Гендерноеравенство и экономическая автономия. При отборе кадров работодатели считают своим долгом учитывать не только профессиональные способности претендента, но и соотношение полов на рабочем месте, заботясь о наличии равного количества вакансий как для мужчин, так и для женщин. Большое число женщин занято в профессиях, которые традиционно считались «мужскими» - водители, пилоты, военные, спортивные комментаторы и т. д. И наоборот, шведские мужчины вполне могут работать воспитателями в детских садах, продавцами в магазинах. Недавние исследования показывают, что гендерное распределение среди студентов, обучающихся в аспирантуре и докторантуре, сегодня даже более, чем равно: 60 % студентов, поступающих в аспирантуру, составляют женщины, и две трети всех степеней присуждаются женщинам. По-видимому, в Швеции даже больше женщин, чем мужчин, участвуют в системе высшего образования [Duong Pham, 2016].

Важной составляющей гендерного равенства является отпуск по уходу за детьми. «Если я женщина и я смотрю на то, как члены мужской команды вокруг меня становятся отцами, и никто из них не берет отпуск по уходу за ребенком, я буду чувствовать, что я исключение, когда забеременею и мне понадобится отпуск по уходу за ребенком», - говорит главный операционный директор одной из шведских компаний Мортен Вело. Когда был принят закон, предоставляющий оплачиваемый двухмесячный отпуск по уходу за ребенком отцам, это вызвало серьезные социальные изменения. Компании теперь готовы к тому, что сотрудники будут брать декретный отпуск независимо от пола. Изменение роли отцов воспринимается как фактор снижения числа разводов и увеличения совместной опеки над детьми [Bennhold, 2010]. Все это приводит к трансформации представлений о маскулинности. «Многие мужчины больше не хотят, чтобы их определяли только по их работе», - сказал Бенгт Вестерберг, который долгое время выступал против квот, но в качестве заместителя премьер-министра в 1995 году взял отпуск по уходу за ребенком [там же].

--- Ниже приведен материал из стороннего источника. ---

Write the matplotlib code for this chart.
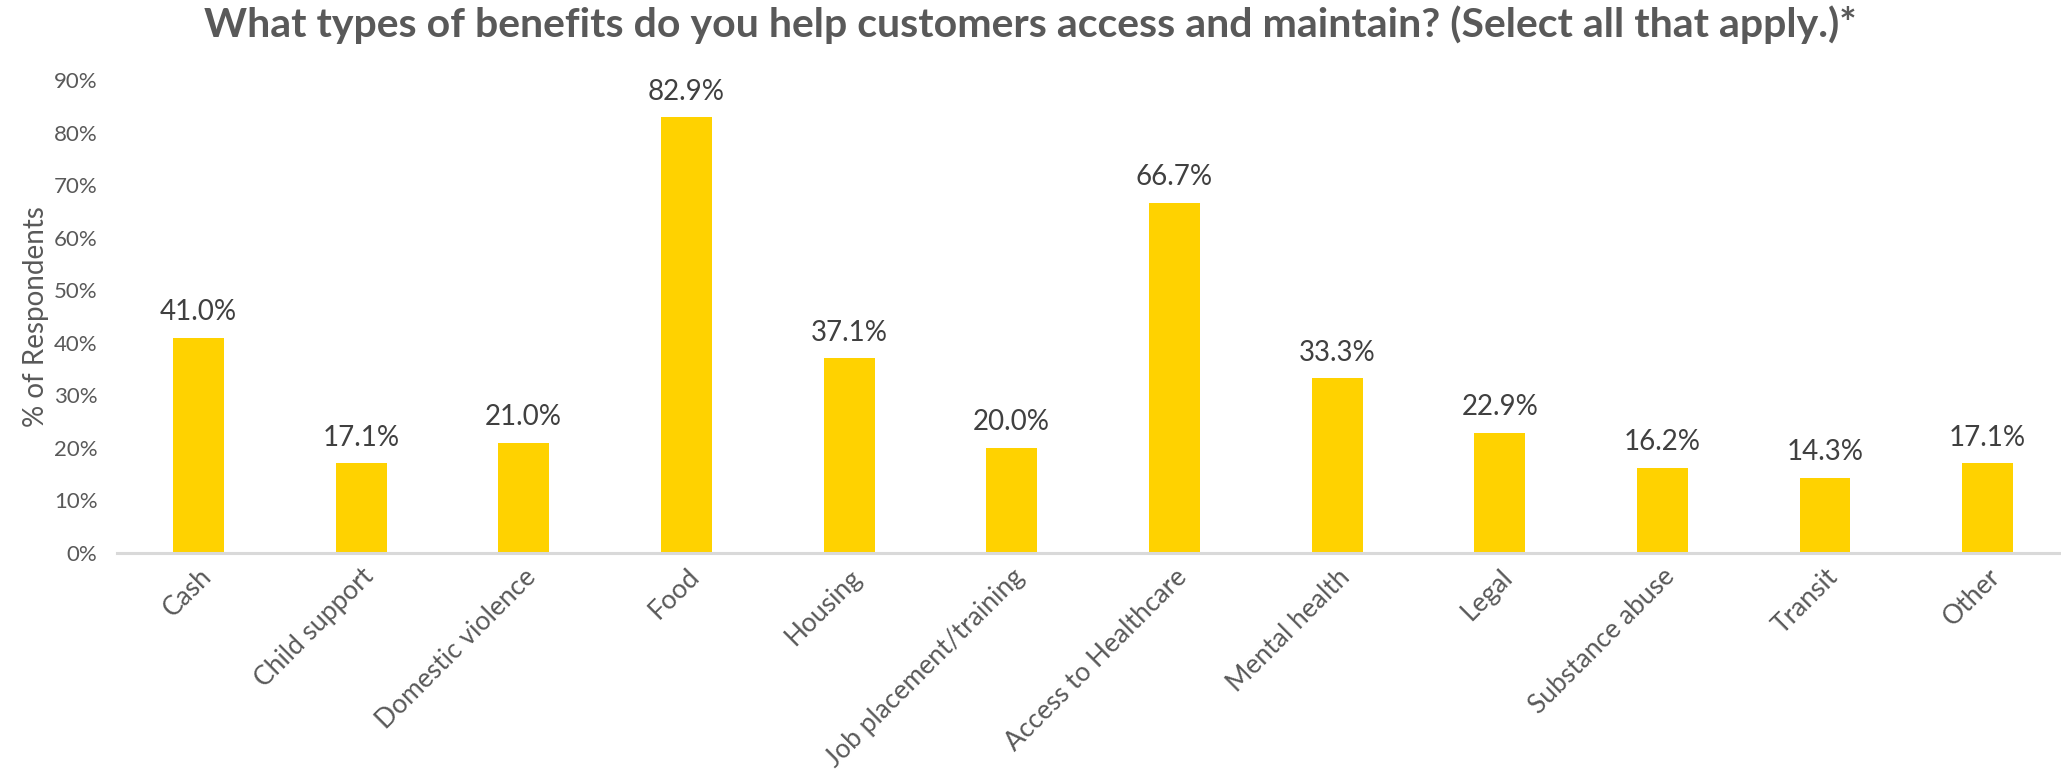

Отсутствие давления на детей. Всякое насилие («дисциплина») в отношении детей строго осуждается. Швеция была первой страной в мире, которая запретила эту практику в 1979 году. Родители редко заставляют детей выбирать определенный карьерный путь, по крайней мере, открыто. Говорить детям, что они должны свободно выбирать, чем они хотят заниматься, - является нормой. Детям рекомендуется становиться независимыми личностями. Это отражено в распространенных шведских выражениях, таких как «хороший человек заботится о себе» - «En bra karl reder sig sjdlv» [Waller, 2019]. Большинство шведов испытывают трудности к вхождению в разного рода коллективы, поскольку с раннего возраста воспитываются в духе индивидуализма. Чтобы не быть отвергнутым, индивиду приходится проявлять чрезвычайную осторожность в выражении собственных мнений (отсюда распространенный стереотип о застенчивости и нерешительности шведов в общении с представителями других наций).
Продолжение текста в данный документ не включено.